As the extras on the Blu-Ray indicate, Top Gun classes, which were developed to train fighter pilots after the Vietnam War, are rigorous. So was the process of replicating them on screen.

"Getting into the flight suits, doing the training to pass the certification, I had to be in a pool in full gear, treading water for -- I dunno -- I think it was 45 minutes. That's kind of a tough thing when you have a flight suit on with boots and a helmet, gloves and the whole deal," he says.

"We were all young guys who wanted to be tuned up and in our best physical presence. That's what you do on a movie set. You party at night, and during the day before you do that, you find a quick workout somewhere. It was the same with another movie I did called 'Navy Seals,' which was even more intense. The physical preparation was part of the character development. The volleyball scene was like that, too. Don't let me kid you."

In a break from the classroom scenes and mock combat exercises, Rossovich and the other cast members play a beach volleyball game shirtless. It's been a gift to comedians ever since. As the opening notes of Kenny Loggins song drone in the background, RiffTrax commentator Bill Corbett muses, "Nothing says macho like Kenny Loggins singing falsetto."

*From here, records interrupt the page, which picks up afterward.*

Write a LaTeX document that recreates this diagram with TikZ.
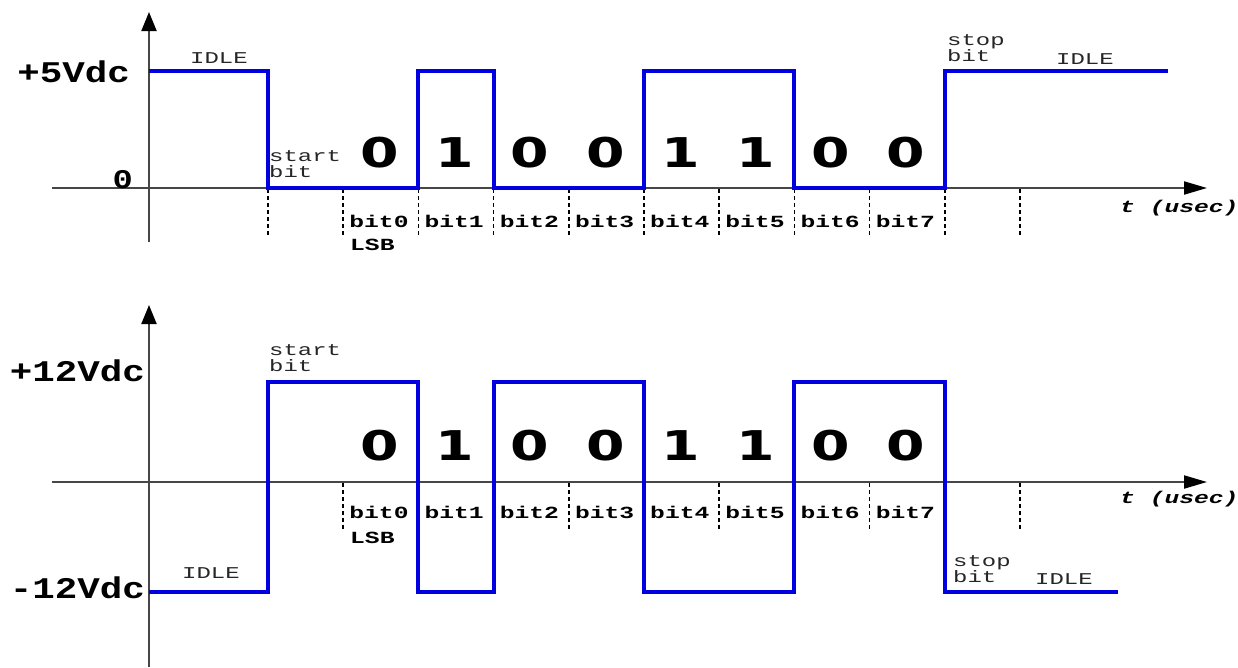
\documentclass[tikz,border=0pt]{standalone}
\usepackage{fontspec}
\usetikzlibrary{arrows.meta}
\newfontfamily\smallmono[FakeStretch=1.45]{Liberation Mono}
\newfontfamily\bigmono[FakeStretch=1.25]{Liberation Mono}
\newfontfamily\digitfont[FakeStretch=1.35]{DejaVu Sans}
\definecolor{sig}{RGB}{0,0,225}
\definecolor{axisgray}{RGB}{70,70,70}
\begin{document}
\begin{tikzpicture}[x=1pt,y=-1pt,
  axis/.style={draw=axisgray, line width=2pt},
  yarrow/.style={-{Triangle[length=19pt,width=15pt,color=black]}},
  xarrow/.style={-{Triangle[length=23pt,width=13pt,color=black]}},
  signal/.style={draw=sig, line width=4pt, line join=miter},
  tickline/.style={draw=black, line width=1.6pt, dash pattern=on 4pt off 3pt},
  lbl/.style={inner sep=0pt, anchor=base west, text=black!85, font=\smallmono\fontsize{16.5}{14}\selectfont},
  blbl/.style={inner sep=0pt, anchor=base west, text=black, font=\smallmono\bfseries\fontsize{17}{14}\selectfont},
  tlbl/.style={inner sep=0pt, anchor=base west, text=black, font=\smallmono\bfseries\itshape\fontsize{17}{14}\selectfont},
  level/.style={inner sep=0pt, anchor=base east, font=\bigmono\bfseries\fontsize{30}{30}\selectfont},
  digit/.style={inner sep=0pt, anchor=base, font=\digitfont\bfseries\fontsize{41}{41}\selectfont},
]
\useasboundingbox (0,0) rectangle (1238,667);

% ===== top panel =====
\draw[axis, yarrow] (149,242) -- (149,12);
\draw[axis, xarrow] (52,188) -- (1207,188);
\foreach \k in {0,...,10} {
  \draw[tickline] (268+75.2*\k,189) -- (268+75.2*\k,235);
}
\draw[signal] (149,71) -- (268,71) -- (268,188) -- (418.4,188) -- (418.4,71)
  -- (493.6,71) -- (493.6,188) -- (644,188) -- (644,71) -- (794.4,71)
  -- (794.4,188) -- (944.8,188) -- (944.8,71) -- (1168,71);

\node[level] (t5v) at (130,82) {+5Vdc};
\node[level, font=\bigmono\bfseries\fontsize{27}{27}\selectfont] (t0v) at (133,188) {0};
\node[lbl] (tidle1) at (190,63) {IDLE};
\node[lbl] (tstart) at (269,161) {start};
\node[lbl] (tstartb) at (269,177) {bit};
\node[lbl] (tstop) at (947,45) {stop};
\node[lbl] (tstopb) at (947,61) {bit};
\node[lbl] (tidle2) at (1056,64) {IDLE};
\node[tlbl] (tt) at (1120,212) {t (usec)};
\foreach \d [count=\i from 0] in {0,1,0,0,1,1,0,0} {
  \node[blbl] (tb\i) at (343.2+75.2*\i+6,227) {bit\i};
  \node[digit] (td\i) at (343.2+75.2*\i+36.5,167) {\d};
}
\node[blbl] (tlsb) at (350,250) {LSB};

% ===== bottom panel =====
\draw[axis, yarrow] (149,667) -- (149,305);
\draw[axis, xarrow] (52,482) -- (1207,482);
\foreach \k in {1,...,10} {
  \draw[tickline] (268+75.2*\k,483) -- (268+75.2*\k,529);
}
\draw[signal] (149,592) -- (268,592) -- (268,382) -- (418.4,382) -- (418.4,592)
  -- (493.6,592) -- (493.6,382) -- (644,382) -- (644,592) -- (794.4,592)
  -- (794.4,382) -- (944.8,382) -- (944.8,592) -- (1118,592);

\node[level] (b12p) at (145,381) {+12Vdc};
\node[level] (b12m) at (145,598) {-12Vdc};
\node[lbl] (bstart) at (269,355) {start};
\node[lbl] (bstartb) at (269,371) {bit};
\node[lbl] (bidle1) at (182,578) {IDLE};
\node[lbl] (bstop) at (953,566) {stop};
\node[lbl] (bstopb) at (953,582) {bit};
\node[lbl] (bidle2) at (1035,584) {IDLE};
\node[tlbl] (bt) at (1120,503) {t (usec)};
\foreach \d [count=\i from 0] in {0,1,0,0,1,1,0,0} {
  \node[blbl] (bb\i) at (343.2+75.2*\i+6,518) {bit\i};
  \node[digit] (bd\i) at (343.2+75.2*\i+36.5,460) {\d};
}
\node[blbl] (blsb) at (350,543) {LSB};
\end{tikzpicture}
\end{document}
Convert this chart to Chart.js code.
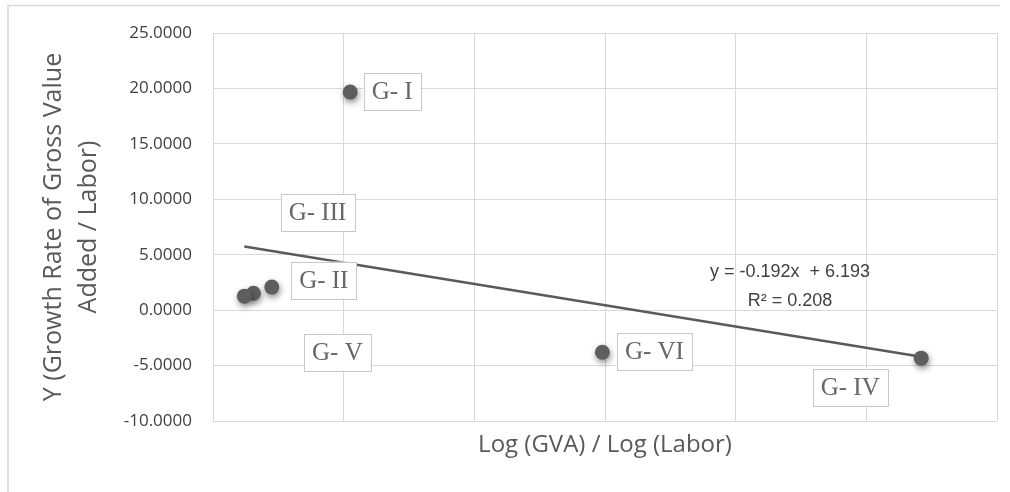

In the 1994 movie "Sleep with Me," moonlighting director Quentin Tarantino convincingly argues that "Top Gun" is actually a gay metaphor and that Maverick and Iceman eventually form an "elite gay fighting force."

Yes, Rossovich has seen Tarantino's analysis, which is readily available on YouTube, and says, "I love his riff on that, his monologue. He's funny.

"You've got to think about how the film was made. I'll give you an example. With the love scene (between Curise and McGillis). That was an afterthought. In the first cut, there wasn't a love scene, and the test audience said, 'Where's the love scene?'"

The final film features both a romantic sequence and the song "Take My Breath Away" by Berlin, which topped the charts and won an Oscar for Best Original Song.

It's no secret that Rossovich is proud of having been part of "Top Gun," and is still eager to share his experiences.

Asked why the movie is still making fans want to jump into cockpits and confront Soviet aggressors, he says, "There's that individualism, which is really strong, but it's also about teamwork. There's the competition, of course, but it's also about camaraderie."

It probably helps that the film's producers Don Simpson and Jerry Bruckheimer didn't skimp on staging the flight sequences. Jet fuel wasn't cheap.

"It cost about $10,000 an hour now, maybe $25,000 an hour in today's currency. I think they spent almost $2 million of the budget, which was $15 million, to pay the Navy to use their equipment," Rossovich says.

"They treated us so good. The Navy was so welcoming, open arms, good people. It made me so proud of being an American. They were so close, and I'd never served in the armed forces."